The Ferrari 599 GTO's engine is directly derived from the 599XX unit implementing, however, the necessary modifications for road-going homologation. It thus complies with Euro 5 and LEV 2 standards. The 5999 cc 65-degree V12 engine punches out 670 CV at 8250 rpm with maximum torque of 620 Nm at 6500 rpm and there is a smooth, constant rush of power all the way to the redline with no loss of flexibility even at medium and low revs. This result was obtained by working on the fluid-dynamics and components to reduce internal friction and by adopting, amongst other things, the 599XX's redesigned crankshaft. The car also has a racing-type intake system with a new manifold with diffuser-type intake geometry and short inlet tracts designed to improve power delivery at high revs and reduce losses. To maximise volumetric efficiency per cylinder, a connection between the two plenums at the front compensates for variations in the volume. This is how the engineers managed to achieve maximum performance at high engine speeds. The engine sound inside the car is carefully controlled to balance the intake sound with the exhaust, which features a 599XX-derived 6-into-1 manifold.
The Ferrari 599 GTO inherits much of the development work - using the same principles as employed in F1 - that went into making the 599XX such an extreme performance car. Reducing weight was a vital objective and the result was the widespread use of composites and components manufactured with technologies more akin to racing specifications. The areas involved include the bodywork and greenhouse (with thinner gauge aluminium and thinner glass), the brakes, transmission and exhaust system.
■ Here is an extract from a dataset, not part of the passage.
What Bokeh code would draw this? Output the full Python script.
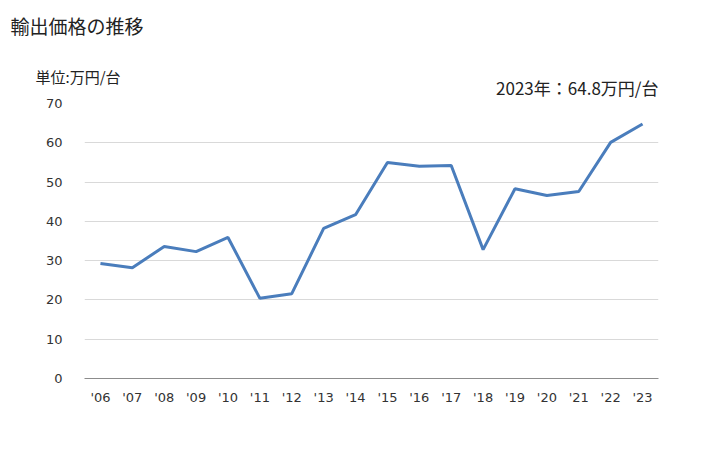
from bokeh.plotting import figure
from bokeh.models import Label, FactorRange, Range1d, FixedTicker
from bokeh.embed import file_html
from bokeh.resources import INLINE

years = ["'06", "'07", "'08", "'09", "'10", "'11", "'12", "'13", "'14",
         "'15", "'16", "'17", "'18", "'19", "'20", "'21", "'22", "'23"]
prices = [29.3, 28.2, 33.6, 32.3, 35.9, 20.4, 21.6, 38.2, 41.7,
          55.0, 54.0, 54.2, 32.8, 48.3, 46.6, 47.6, 60.1, 64.8]
y_ticks = [0, 10, 20, 30, 40, 50, 60, 70]

title_text = "輸出価格の推移"
unit_text = "単位:万円/台"
latest_text = "2023年：64.8万円/台"

JP = "Noto Sans CJK JP"
NUM = "DejaVu Sans"

p = figure(width=728, height=450, output_backend="svg", toolbar_location=None,
           x_range=FactorRange(*years, range_padding=0),
           y_range=Range1d(0, 70),
           min_border_left=84, min_border_right=70, min_border_top=103, min_border_bottom=72)
p.outline_line_color = None
p.background_fill_color = "white"
p.border_fill_color = "white"

p.line(years, prices, line_color="#4a7dbc", line_width=3)

p.yaxis.ticker = FixedTicker(ticks=y_ticks)
p.yaxis.axis_line_color = None
p.yaxis.major_tick_line_color = None
p.yaxis.minor_tick_line_color = None
p.yaxis.major_label_text_font = NUM
p.yaxis.major_label_text_font_size = "13px"
p.yaxis.major_label_text_color = "#333333"
p.yaxis.major_label_standoff = 16

p.xaxis.axis_line_color = "#8c8c8c"
p.xaxis.axis_line_width = 1
p.xaxis.major_tick_line_color = None
p.xaxis.minor_tick_line_color = None
p.xaxis.major_label_text_font = NUM
p.xaxis.major_label_text_font_size = "13px"
p.xaxis.major_label_text_color = "#333333"
p.xaxis.major_label_standoff = 5

p.xgrid.grid_line_color = None
p.ygrid.grid_line_color = "#d9d9d9"
p.ygrid.grid_line_width = 1

# labels in the "above" panel; screen units relative to their panel (stacked upward)
p.add_layout(Label(x=574, y=16, x_units="screen", y_units="screen", text=latest_text,
                   text_font=JP, text_font_size="17px", text_color="#222222",
                   text_baseline="middle", text_align="right"), "above")
p.add_layout(Label(x=-49, y=2, x_units="screen", y_units="screen", text=unit_text,
                   text_font=JP, text_font_size="15px", text_color="#222222",
                   text_baseline="middle", text_align="left"), "above")
p.add_layout(Label(x=-74, y=32, x_units="screen", y_units="screen", text=title_text,
                   text_font=JP, text_font_size="19px", text_color="#222222",
                   text_baseline="middle", text_align="left"), "above")

open("out.html", "w").write(file_html(p, INLINE))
The result is a dry weight of 1495 kg and a weight-to-power ratio of just 2.23 kg/hp, a very significant figure that underlines the GTO's performance potential.
The Ferrari 599 GTO's aerodynamics have benefited significantly from Ferrari engineers' experience in F1 and with the 599XX which allowed downforce to be greatly increased without impacting on drag. Thanks to solutions transferred from the track car to the road-going version, the GTO generates downforce of 144 kg at 200 km/h. The entire car was honed, including the front, the sides, the flat underbody and cooling flows. In the latter instance, the GTO can count on improved ducting to the brake discs and pads, and the adoption of wheel doughnuts - a disc positioned outside the brake disc that ensure that hot air exiting the wheelarch stays as close to the body of the car as possible to reduce drag.
The new CCM2 braking system is lighter and even more consistent in high performance situations. Its consistent coefficient of attrition meant that the ABS could be calibrated to a particularly high performance level, further reducing lap times, thanks to improved deceleration and shorter stopping distances. In fact, the Ferrari 599 GTO boasts an excellent 100 to 0 km/h braking distance of just 32.5 metres. As well as their role in improving aerodynamics, the Formula 1-derived wheel doughnuts also improve braking efficiency by optimising brake cooling.
The car-driver interface was designed to maximise car and driver performance with a layout of the main commands that ensures absolute efficiency and minimum distraction. The Racing manettino also puts the emphasis firmly on sporty, track-specific driving settings by offering the driver full choice with regard to the electronic control parameters. The ICE position on the Ferrari 599 GTB Fiorano has been replaced by CT-Off (traction control off). The GTO is also fitted with bespoke, longer carbon-fibre F1 paddles for easier use in high-speed driving. In addition the GTO also features the Virtual Race Engineer, a system that monitors the status of the car and gives the driver immediate visibility of vehicle performance.